As we look forward to the anniversary of the Stonewall Uprising and celebrate PRIDE month, I think about progress madebut also about work to be done.
Our Declaration of Independence holds that the inalienable rights of, "Life, Liberty and the pursuit of Happiness" are endowed to ALL humans by their creator at birth. Marriage equality became the law of the land, yet there is still no federal law explicitly protecting LGBTQ communities from discrimination. These communities, therefore, do not enjoy the full breadth of freedoms that this country espouses to guarantee to each and every citizen.
This is not only unacceptable; this is in direct violation of our founding principles.
People have long fought to rid our country of the "except for's""except for Blacks," "except for women" and so forth.
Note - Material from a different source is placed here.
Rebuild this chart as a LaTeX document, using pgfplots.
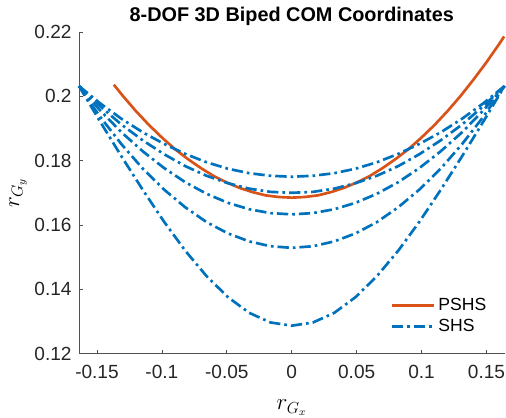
\documentclass[border=0pt]{standalone}
\usepackage{pgfplots}
\pgfplotsset{compat=1.18}
\usepackage{fontspec}
\setmainfont{Liberation Sans}
\definecolor{mblue}{rgb}{0,0.447,0.741}
\definecolor{morange}{rgb}{0.85,0.325,0.098}
\definecolor{axgray}{rgb}{0.15,0.15,0.15}
\begin{document}
\begin{tikzpicture}
\begin{axis}[
    scale only axis,
    width=319.5pt, height=241.5pt,
    xmin=-0.1639, xmax=0.1639,
    ymin=0.12, ymax=0.22,
    axis x line=bottom,
    axis y line=left,
    axis line style={-, draw=axgray!80, line width=0.5pt},
    tick align=inside,
    major tick length=3pt,
    tick style={draw=axgray!80, line width=0.5pt},
    xtick={-0.15,-0.1,-0.05,0,0.05,0.1,0.15},
    xticklabels={-0.15,-0.1,-0.05,0,0.05,0.1,0.15},
    ytick={0.12,0.14,0.16,0.18,0.2,0.22},
    yticklabels={0.12,0.14,0.16,0.18,0.2,0.22},
    ticklabel style={font=\fontsize{14.3}{16}\selectfont, text=axgray},
    xticklabel style={yshift=-5pt},
    yticklabel style={xshift=-2pt},
    title={8-DOF 3D Biped COM Coordinates},
    title style={font=\bfseries\fontsize{14.9}{17}\selectfont, at={(axis description cs:0.5,1.05)}, anchor=center, yshift=-6pt},
    xlabel={$r_{G_x}$},
    ylabel={$r_{G_y}$},
    xlabel style={font=\fontsize{17}{20}\selectfont, at={(axis description cs:0.5,-0.168)}, anchor=center},
    ylabel style={font=\fontsize{17}{20}\selectfont, at={(axis description cs:-0.143,0.5)}, anchor=center},
    clip=false,
    legend style={draw=none, fill=none, at={(0.967,0.05)}, anchor=south east,
        font=\fontsize{13.2}{15}\selectfont, row sep=1pt, inner sep=1pt},
    legend cell align=left,
    legend image code/.code={\draw[#1] (0pt,0pt) -- (32pt,0pt);},
    shs/.style={mblue, line width=2pt, dash pattern=on 8.5pt off 3pt on 2pt off 3pt},
]
% PSHS
\addplot[morange, line width=2pt] coordinates {
    (-0.137,0.2036) (-0.13,0.2001) (-0.12,0.1954) (-0.11,0.1911) (-0.10,0.1872)
    (-0.09,0.1836) (-0.08,0.1805) (-0.07,0.1777) (-0.06,0.1752) (-0.05,0.1732)
    (-0.04,0.1715) (-0.03,0.1702) (-0.02,0.1692) (-0.01,0.1687) (0,0.1685)
    (0.01,0.1687) (0.02,0.1692) (0.03,0.1702) (0.04,0.1715) (0.05,0.1732)
    (0.06,0.1752) (0.07,0.1777) (0.08,0.1805) (0.09,0.1836) (0.10,0.1872)
    (0.11,0.1911) (0.12,0.1954) (0.13,0.2001) (0.14,0.2052) (0.15,0.2106)
    (0.16,0.2164) (0.1636,0.2186)
};
\addlegendentry{PSHS}
% SHS, five curves
\addplot[shs] coordinates {
    (-0.1639,0.2032) (-0.1475,0.1978) (-0.1311,0.1930) (-0.1147,0.1888) (-0.0983,0.1852)
    (-0.0820,0.1821) (-0.0656,0.1795) (-0.0492,0.1775) (-0.0328,0.1761) (-0.0164,0.1753)
    (0,0.1750) (0.0164,0.1753) (0.0328,0.1761) (0.0492,0.1775) (0.0656,0.1795)
    (0.0820,0.1821) (0.0983,0.1852) (0.1147,0.1888) (0.1311,0.1930) (0.1475,0.1978) (0.1639,0.2032)
};
\addlegendentry{SHS}
\addplot[shs, forget plot] coordinates {
    (-0.1639,0.2032) (-0.1475,0.1969) (-0.1311,0.1912) (-0.1147,0.1863) (-0.0983,0.1820)
    (-0.0820,0.1783) (-0.0656,0.1753) (-0.0492,0.1730) (-0.0328,0.1713) (-0.0164,0.1703)
    (0,0.1700) (0.0164,0.1703) (0.0328,0.1713) (0.0492,0.1730) (0.0656,0.1753)
    (0.0820,0.1783) (0.0983,0.1820) (0.1147,0.1863) (0.1311,0.1912) (0.1475,0.1969) (0.1639,0.2032)
};
\addplot[shs, forget plot] coordinates {
    (-0.1639,0.2032) (-0.1475,0.1956) (-0.1311,0.1888) (-0.1147,0.1829) (-0.0983,0.1777)
    (-0.0820,0.1733) (-0.0656,0.1697) (-0.0492,0.1669) (-0.0328,0.1649) (-0.0164,0.1637)
    (0,0.1633) (0.0164,0.1637) (0.0328,0.1649) (0.0492,0.1669) (0.0656,0.1697)
    (0.0820,0.1733) (0.0983,0.1777) (0.1147,0.1829) (0.1311,0.1888) (0.1475,0.1956) (0.1639,0.2032)
};
\addplot[shs, forget plot] coordinates {
    (-0.1639,0.2032) (-0.1475,0.1936) (-0.1311,0.1851) (-0.1147,0.1775) (-0.0983,0.1710)
    (-0.0820,0.1655) (-0.0656,0.1609) (-0.0492,0.1574) (-0.0328,0.1549) (-0.0164,0.1534)
    (0,0.1529) (0.0164,0.1534) (0.0328,0.1549) (0.0492,0.1574) (0.0656,0.1609)
    (0.0820,0.1655) (0.0983,0.1710) (0.1147,0.1775) (0.1311,0.1851) (0.1475,0.1936) (0.1639,0.2032)
};
\addplot[shs, forget plot] coordinates {
    (-0.1639,0.2032) (-0.1475,0.1921) (-0.1311,0.1813) (-0.1147,0.1709) (-0.0983,0.1610)
    (-0.0820,0.1520) (-0.0656,0.1441) (-0.0492,0.1376) (-0.0328,0.1327) (-0.0164,0.1297)
    (0,0.1287) (0.0164,0.1297) (0.0328,0.1327) (0.0492,0.1376) (0.0656,0.1441)
    (0.0820,0.1520) (0.0983,0.1610) (0.1147,0.1709) (0.1311,0.1813) (0.1475,0.1921) (0.1639,0.2032)
};
\end{axis}
\pgfresetboundingbox
\path ([xshift=-59.25pt,yshift=-48pt]current axis.south west) rectangle ([xshift=1.1pt,yshift=24pt]current axis.north east);
\end{tikzpicture}
\end{document}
Today, we are challenged by the ongoing prejudice that seeks to repudiate the fundamental American dedication to freedom and equality for all. The idea that there should be God-given life, liberty and pursuit of happiness, "except for them," is a stain on our national character.
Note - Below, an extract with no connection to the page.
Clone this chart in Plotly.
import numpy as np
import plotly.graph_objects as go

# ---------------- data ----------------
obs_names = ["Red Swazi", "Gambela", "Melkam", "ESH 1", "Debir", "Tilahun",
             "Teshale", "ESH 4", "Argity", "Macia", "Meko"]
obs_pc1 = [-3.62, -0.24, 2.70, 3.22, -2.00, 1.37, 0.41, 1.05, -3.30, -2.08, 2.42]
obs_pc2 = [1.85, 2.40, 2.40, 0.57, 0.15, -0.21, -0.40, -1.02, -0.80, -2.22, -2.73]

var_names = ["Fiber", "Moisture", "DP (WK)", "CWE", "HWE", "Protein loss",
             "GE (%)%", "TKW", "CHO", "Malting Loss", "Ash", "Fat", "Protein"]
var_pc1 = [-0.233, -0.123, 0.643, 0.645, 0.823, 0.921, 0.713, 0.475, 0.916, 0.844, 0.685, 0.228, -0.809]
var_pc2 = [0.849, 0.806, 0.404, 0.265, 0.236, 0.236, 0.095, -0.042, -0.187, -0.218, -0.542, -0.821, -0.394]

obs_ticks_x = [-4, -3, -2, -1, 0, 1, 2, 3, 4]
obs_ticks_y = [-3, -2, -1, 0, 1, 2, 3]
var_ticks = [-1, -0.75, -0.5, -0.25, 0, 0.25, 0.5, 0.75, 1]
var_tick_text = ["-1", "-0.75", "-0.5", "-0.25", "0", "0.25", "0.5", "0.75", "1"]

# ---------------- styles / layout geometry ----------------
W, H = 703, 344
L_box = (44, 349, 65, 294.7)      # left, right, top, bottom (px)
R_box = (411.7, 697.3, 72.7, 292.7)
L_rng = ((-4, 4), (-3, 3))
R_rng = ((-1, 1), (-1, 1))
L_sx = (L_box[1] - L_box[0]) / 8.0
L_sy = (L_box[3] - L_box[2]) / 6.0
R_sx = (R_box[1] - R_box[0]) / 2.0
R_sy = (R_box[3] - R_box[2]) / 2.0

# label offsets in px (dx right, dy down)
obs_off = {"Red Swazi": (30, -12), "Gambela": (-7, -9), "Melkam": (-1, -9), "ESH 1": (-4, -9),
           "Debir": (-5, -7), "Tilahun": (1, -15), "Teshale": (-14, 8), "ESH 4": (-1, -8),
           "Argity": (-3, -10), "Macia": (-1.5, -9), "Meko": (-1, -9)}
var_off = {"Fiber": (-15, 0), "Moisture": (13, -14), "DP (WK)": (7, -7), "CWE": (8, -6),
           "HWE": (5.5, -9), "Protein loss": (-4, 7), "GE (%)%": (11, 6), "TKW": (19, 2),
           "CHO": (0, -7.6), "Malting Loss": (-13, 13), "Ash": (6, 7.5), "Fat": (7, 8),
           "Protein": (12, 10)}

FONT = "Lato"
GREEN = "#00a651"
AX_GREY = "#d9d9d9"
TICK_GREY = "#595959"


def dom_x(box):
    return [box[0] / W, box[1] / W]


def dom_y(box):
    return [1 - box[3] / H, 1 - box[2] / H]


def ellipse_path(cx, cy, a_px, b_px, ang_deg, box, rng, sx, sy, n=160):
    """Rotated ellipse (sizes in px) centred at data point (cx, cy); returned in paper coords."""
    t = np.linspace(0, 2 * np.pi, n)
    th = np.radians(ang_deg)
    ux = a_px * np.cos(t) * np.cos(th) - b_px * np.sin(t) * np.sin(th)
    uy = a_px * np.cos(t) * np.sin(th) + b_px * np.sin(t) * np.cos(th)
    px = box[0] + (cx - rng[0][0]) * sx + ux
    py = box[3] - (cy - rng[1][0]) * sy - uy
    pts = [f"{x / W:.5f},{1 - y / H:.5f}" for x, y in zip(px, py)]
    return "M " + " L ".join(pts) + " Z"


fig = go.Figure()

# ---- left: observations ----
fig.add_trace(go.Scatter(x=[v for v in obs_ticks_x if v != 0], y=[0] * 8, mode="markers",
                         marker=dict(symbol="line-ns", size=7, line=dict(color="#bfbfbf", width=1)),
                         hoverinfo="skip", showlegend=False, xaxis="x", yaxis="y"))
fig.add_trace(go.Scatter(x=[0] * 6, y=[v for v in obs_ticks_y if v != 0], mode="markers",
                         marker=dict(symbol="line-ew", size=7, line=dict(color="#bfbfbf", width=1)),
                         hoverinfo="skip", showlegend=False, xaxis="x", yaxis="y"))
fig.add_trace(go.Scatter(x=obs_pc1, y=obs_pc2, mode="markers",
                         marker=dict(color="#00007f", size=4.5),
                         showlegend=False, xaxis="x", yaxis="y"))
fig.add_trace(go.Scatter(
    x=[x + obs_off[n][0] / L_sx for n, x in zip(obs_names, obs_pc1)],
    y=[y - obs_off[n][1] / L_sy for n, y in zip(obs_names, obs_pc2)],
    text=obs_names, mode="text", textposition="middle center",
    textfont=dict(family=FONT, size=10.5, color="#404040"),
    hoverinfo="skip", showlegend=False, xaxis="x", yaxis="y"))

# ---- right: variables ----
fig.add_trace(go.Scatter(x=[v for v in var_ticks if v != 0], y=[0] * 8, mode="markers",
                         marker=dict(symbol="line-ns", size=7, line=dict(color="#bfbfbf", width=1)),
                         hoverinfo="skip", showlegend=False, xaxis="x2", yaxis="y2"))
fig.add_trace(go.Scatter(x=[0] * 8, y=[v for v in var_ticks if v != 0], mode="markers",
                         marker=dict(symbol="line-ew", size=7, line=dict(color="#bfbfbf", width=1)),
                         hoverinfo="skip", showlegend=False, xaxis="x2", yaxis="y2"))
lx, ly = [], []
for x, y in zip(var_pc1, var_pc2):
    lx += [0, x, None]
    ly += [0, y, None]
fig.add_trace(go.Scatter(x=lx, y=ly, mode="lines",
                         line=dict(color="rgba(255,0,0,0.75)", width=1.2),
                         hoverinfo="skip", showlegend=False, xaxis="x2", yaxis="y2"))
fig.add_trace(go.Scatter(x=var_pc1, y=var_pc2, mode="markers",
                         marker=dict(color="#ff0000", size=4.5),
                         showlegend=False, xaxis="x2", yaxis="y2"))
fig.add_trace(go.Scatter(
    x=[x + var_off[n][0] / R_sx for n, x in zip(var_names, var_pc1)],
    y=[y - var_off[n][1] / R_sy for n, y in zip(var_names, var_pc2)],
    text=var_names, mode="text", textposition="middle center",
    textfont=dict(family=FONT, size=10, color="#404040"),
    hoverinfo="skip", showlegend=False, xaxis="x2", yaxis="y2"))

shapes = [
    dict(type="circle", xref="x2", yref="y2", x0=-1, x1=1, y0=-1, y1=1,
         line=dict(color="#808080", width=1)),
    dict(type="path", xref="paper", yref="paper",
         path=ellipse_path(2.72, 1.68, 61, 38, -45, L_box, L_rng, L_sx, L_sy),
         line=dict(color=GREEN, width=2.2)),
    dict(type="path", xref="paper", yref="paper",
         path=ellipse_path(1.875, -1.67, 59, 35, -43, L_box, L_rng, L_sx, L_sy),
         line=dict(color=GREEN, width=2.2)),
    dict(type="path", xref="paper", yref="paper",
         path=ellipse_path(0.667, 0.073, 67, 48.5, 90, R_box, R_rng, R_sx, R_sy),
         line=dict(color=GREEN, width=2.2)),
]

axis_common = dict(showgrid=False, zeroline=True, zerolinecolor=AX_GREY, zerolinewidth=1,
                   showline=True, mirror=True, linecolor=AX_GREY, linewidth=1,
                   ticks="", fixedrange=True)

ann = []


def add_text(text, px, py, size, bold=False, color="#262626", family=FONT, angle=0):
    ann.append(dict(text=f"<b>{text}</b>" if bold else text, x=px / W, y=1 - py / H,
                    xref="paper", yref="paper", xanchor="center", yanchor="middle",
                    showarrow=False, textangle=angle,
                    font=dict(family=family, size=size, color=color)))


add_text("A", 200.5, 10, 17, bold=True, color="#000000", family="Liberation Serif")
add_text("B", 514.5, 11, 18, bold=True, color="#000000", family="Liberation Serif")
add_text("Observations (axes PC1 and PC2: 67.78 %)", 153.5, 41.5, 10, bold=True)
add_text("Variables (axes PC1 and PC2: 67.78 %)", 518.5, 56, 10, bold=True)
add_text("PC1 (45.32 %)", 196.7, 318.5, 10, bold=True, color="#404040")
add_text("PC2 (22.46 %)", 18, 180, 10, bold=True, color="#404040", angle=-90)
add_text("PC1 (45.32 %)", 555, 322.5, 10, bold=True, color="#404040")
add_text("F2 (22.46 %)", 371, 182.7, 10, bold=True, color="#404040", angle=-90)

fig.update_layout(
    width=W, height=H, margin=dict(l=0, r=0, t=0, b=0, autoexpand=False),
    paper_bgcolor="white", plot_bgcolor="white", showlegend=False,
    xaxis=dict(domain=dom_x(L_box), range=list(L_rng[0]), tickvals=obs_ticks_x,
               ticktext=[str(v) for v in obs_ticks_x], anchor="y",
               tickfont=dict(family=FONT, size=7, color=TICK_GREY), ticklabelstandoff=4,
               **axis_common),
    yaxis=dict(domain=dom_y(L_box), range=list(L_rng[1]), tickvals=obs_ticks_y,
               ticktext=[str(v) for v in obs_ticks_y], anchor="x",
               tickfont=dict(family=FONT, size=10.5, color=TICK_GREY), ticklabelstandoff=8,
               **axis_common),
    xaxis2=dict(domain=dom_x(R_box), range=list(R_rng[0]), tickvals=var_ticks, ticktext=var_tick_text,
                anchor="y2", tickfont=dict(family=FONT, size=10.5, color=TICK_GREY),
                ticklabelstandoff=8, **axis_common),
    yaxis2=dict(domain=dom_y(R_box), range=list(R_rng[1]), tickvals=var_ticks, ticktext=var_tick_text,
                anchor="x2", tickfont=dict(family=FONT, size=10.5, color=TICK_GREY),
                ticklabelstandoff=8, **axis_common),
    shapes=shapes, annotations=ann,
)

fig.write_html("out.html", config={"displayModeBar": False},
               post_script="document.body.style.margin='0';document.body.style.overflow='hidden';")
Rights are rights. I have been working for fundamental rights for LGBTQ communities since the 1980s and, as president, I will continue that work.
I have been an HIV- and LGBTQ-rights activist since the 1980s, when I founded Project Angel Food, which has now served more than 11 million meals. When I began speaking in 1983, I was at a place called the Philosophical Research Society in the Los Feliz area of Los Angeles. Not long after I began speaking, the AIDS crisis burst onto the scene. Organized religious institutions were profoundly silent for quite a while. Los Angeles was so hard hit by AIDS and there was a young woman, myself, who talked about a God who loved us no matter what, and who works miracles. So, people affected by the virus, particularly gay men, began flocking to my lectures. And that was simply the river that flowed to my door.
The suffering, death and illness around me gave me the idea of starting a nonprofit organization to provide non-medical support services to people with life-challenging illnesses. When I first did it, I wasn't even thinking about AIDS specifically. But, at our first fundraiser, when I saw who showed up, who gave the party, who did the work, I looked around and I thought, Oh my god. This is the AIDS community. I knew that Project Angel Food was theirs.
At that time, for some of those young men, telling their parents they were gay was as traumatic as telling their parents they were dying. So it was like being in a war zone, and all we had was love for each other. It was a very profound experience. I was marked forever by that experience.
The love I felt from those days propels me now to continue working for full rights and fair treatment for all as I run to be your president.
Marianne Williamson is a best-selling author, lecturer, non-profit activist and 2020 Democratic presidential candidate.